EXERCISE REQUIREMENTS - Exactly repeat the full listing that follows.

— Begin —

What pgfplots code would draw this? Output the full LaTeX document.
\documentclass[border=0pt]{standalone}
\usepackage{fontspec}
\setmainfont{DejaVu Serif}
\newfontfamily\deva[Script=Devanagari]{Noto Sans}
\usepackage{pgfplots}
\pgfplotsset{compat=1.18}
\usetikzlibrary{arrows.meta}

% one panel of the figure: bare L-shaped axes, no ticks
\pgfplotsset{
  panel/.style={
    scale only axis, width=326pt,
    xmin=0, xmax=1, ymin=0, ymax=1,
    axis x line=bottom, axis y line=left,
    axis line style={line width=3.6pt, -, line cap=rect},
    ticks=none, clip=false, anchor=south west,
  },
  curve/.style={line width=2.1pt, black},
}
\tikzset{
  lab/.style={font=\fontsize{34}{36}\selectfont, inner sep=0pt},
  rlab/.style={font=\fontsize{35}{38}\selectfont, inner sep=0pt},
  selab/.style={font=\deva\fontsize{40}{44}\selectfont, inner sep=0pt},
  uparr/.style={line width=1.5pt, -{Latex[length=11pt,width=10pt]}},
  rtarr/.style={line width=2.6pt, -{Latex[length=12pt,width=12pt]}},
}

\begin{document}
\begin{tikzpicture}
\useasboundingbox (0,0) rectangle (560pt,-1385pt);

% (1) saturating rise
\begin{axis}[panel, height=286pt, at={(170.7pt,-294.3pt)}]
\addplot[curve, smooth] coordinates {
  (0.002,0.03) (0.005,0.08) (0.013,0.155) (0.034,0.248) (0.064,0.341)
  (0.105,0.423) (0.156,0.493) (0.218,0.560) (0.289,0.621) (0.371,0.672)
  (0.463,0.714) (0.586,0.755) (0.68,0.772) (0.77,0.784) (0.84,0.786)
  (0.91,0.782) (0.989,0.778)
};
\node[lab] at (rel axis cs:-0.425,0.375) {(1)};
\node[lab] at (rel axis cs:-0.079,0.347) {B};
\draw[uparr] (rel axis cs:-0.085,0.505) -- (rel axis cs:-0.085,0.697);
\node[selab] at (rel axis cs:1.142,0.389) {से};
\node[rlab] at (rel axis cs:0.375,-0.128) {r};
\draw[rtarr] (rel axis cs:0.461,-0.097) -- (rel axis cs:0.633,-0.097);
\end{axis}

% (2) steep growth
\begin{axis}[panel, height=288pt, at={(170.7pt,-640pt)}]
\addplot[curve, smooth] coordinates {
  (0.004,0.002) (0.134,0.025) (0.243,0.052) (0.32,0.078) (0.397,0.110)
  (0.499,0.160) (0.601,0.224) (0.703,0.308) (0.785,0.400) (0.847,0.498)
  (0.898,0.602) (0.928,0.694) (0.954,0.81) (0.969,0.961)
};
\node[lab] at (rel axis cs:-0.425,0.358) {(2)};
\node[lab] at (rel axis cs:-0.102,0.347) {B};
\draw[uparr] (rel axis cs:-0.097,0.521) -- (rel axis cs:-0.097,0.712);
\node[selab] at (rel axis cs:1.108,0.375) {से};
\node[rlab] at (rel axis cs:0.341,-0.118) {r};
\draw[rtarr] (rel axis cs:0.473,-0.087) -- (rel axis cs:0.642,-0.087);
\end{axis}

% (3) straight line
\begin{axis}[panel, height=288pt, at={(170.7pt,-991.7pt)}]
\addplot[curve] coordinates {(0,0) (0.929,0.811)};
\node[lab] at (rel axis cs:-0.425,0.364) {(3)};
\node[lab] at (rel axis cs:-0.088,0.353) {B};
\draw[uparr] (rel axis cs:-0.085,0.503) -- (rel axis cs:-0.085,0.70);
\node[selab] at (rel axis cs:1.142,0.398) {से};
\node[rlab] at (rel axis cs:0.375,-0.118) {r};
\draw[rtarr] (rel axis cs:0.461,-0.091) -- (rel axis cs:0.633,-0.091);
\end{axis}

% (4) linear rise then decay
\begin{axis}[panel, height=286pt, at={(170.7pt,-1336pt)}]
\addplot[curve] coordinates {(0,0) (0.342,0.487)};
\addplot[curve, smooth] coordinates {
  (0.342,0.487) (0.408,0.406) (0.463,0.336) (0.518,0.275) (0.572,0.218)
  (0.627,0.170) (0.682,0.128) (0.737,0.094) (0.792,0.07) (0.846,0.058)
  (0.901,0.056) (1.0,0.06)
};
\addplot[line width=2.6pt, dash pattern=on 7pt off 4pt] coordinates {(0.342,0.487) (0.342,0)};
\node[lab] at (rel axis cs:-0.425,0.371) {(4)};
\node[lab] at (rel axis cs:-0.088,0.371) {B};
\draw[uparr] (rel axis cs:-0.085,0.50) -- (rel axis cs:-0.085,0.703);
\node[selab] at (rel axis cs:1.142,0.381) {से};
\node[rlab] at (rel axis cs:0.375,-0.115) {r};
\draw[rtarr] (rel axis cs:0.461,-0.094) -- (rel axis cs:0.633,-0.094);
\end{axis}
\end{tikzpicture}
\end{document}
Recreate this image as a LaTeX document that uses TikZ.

— End —

SOLUTION TO THIS EXERCISE -
What pgfplots code would draw this? Output the full LaTeX document.
\documentclass[border=0pt]{standalone}
\usepackage{fontspec}
\setmainfont{DejaVu Serif}
\newfontfamily\deva[Script=Devanagari]{Noto Sans}
\usepackage{pgfplots}
\pgfplotsset{compat=1.18}
\usetikzlibrary{arrows.meta}

% one panel of the figure: bare L-shaped axes, no ticks
\pgfplotsset{
  panel/.style={
    scale only axis, width=326pt,
    xmin=0, xmax=1, ymin=0, ymax=1,
    axis x line=bottom, axis y line=left,
    axis line style={line width=3.6pt, -, line cap=rect},
    ticks=none, clip=false, anchor=south west,
  },
  curve/.style={line width=2.1pt, black},
}
\tikzset{
  lab/.style={font=\fontsize{34}{36}\selectfont, inner sep=0pt},
  rlab/.style={font=\fontsize{35}{38}\selectfont, inner sep=0pt},
  selab/.style={font=\deva\fontsize{40}{44}\selectfont, inner sep=0pt},
  uparr/.style={line width=1.5pt, -{Latex[length=11pt,width=10pt]}},
  rtarr/.style={line width=2.6pt, -{Latex[length=12pt,width=12pt]}},
}

\begin{document}
\begin{tikzpicture}
\useasboundingbox (0,0) rectangle (560pt,-1385pt);

% (1) saturating rise
\begin{axis}[panel, height=286pt, at={(170.7pt,-294.3pt)}]
\addplot[curve, smooth] coordinates {
  (0.002,0.03) (0.005,0.08) (0.013,0.155) (0.034,0.248) (0.064,0.341)
  (0.105,0.423) (0.156,0.493) (0.218,0.560) (0.289,0.621) (0.371,0.672)
  (0.463,0.714) (0.586,0.755) (0.68,0.772) (0.77,0.784) (0.84,0.786)
  (0.91,0.782) (0.989,0.778)
};
\node[lab] at (rel axis cs:-0.425,0.375) {(1)};
\node[lab] at (rel axis cs:-0.079,0.347) {B};
\draw[uparr] (rel axis cs:-0.085,0.505) -- (rel axis cs:-0.085,0.697);
\node[selab] at (rel axis cs:1.142,0.389) {से};
\node[rlab] at (rel axis cs:0.375,-0.128) {r};
\draw[rtarr] (rel axis cs:0.461,-0.097) -- (rel axis cs:0.633,-0.097);
\end{axis}

% (2) steep growth
\begin{axis}[panel, height=288pt, at={(170.7pt,-640pt)}]
\addplot[curve, smooth] coordinates {
  (0.004,0.002) (0.134,0.025) (0.243,0.052) (0.32,0.078) (0.397,0.110)
  (0.499,0.160) (0.601,0.224) (0.703,0.308) (0.785,0.400) (0.847,0.498)
  (0.898,0.602) (0.928,0.694) (0.954,0.81) (0.969,0.961)
};
\node[lab] at (rel axis cs:-0.425,0.358) {(2)};
\node[lab] at (rel axis cs:-0.102,0.347) {B};
\draw[uparr] (rel axis cs:-0.097,0.521) -- (rel axis cs:-0.097,0.712);
\node[selab] at (rel axis cs:1.108,0.375) {से};
\node[rlab] at (rel axis cs:0.341,-0.118) {r};
\draw[rtarr] (rel axis cs:0.473,-0.087) -- (rel axis cs:0.642,-0.087);
\end{axis}

% (3) straight line
\begin{axis}[panel, height=288pt, at={(170.7pt,-991.7pt)}]
\addplot[curve] coordinates {(0,0) (0.929,0.811)};
\node[lab] at (rel axis cs:-0.425,0.364) {(3)};
\node[lab] at (rel axis cs:-0.088,0.353) {B};
\draw[uparr] (rel axis cs:-0.085,0.503) -- (rel axis cs:-0.085,0.70);
\node[selab] at (rel axis cs:1.142,0.398) {से};
\node[rlab] at (rel axis cs:0.375,-0.118) {r};
\draw[rtarr] (rel axis cs:0.461,-0.091) -- (rel axis cs:0.633,-0.091);
\end{axis}

% (4) linear rise then decay
\begin{axis}[panel, height=286pt, at={(170.7pt,-1336pt)}]
\addplot[curve] coordinates {(0,0) (0.342,0.487)};
\addplot[curve, smooth] coordinates {
  (0.342,0.487) (0.408,0.406) (0.463,0.336) (0.518,0.275) (0.572,0.218)
  (0.627,0.170) (0.682,0.128) (0.737,0.094) (0.792,0.07) (0.846,0.058)
  (0.901,0.056) (1.0,0.06)
};
\addplot[line width=2.6pt, dash pattern=on 7pt off 4pt] coordinates {(0.342,0.487) (0.342,0)};
\node[lab] at (rel axis cs:-0.425,0.371) {(4)};
\node[lab] at (rel axis cs:-0.088,0.371) {B};
\draw[uparr] (rel axis cs:-0.085,0.50) -- (rel axis cs:-0.085,0.703);
\node[selab] at (rel axis cs:1.142,0.381) {से};
\node[rlab] at (rel axis cs:0.375,-0.115) {r};
\draw[rtarr] (rel axis cs:0.461,-0.094) -- (rel axis cs:0.633,-0.094);
\end{axis}
\end{tikzpicture}
\end{document}
Recreate this image as a LaTeX document that uses TikZ.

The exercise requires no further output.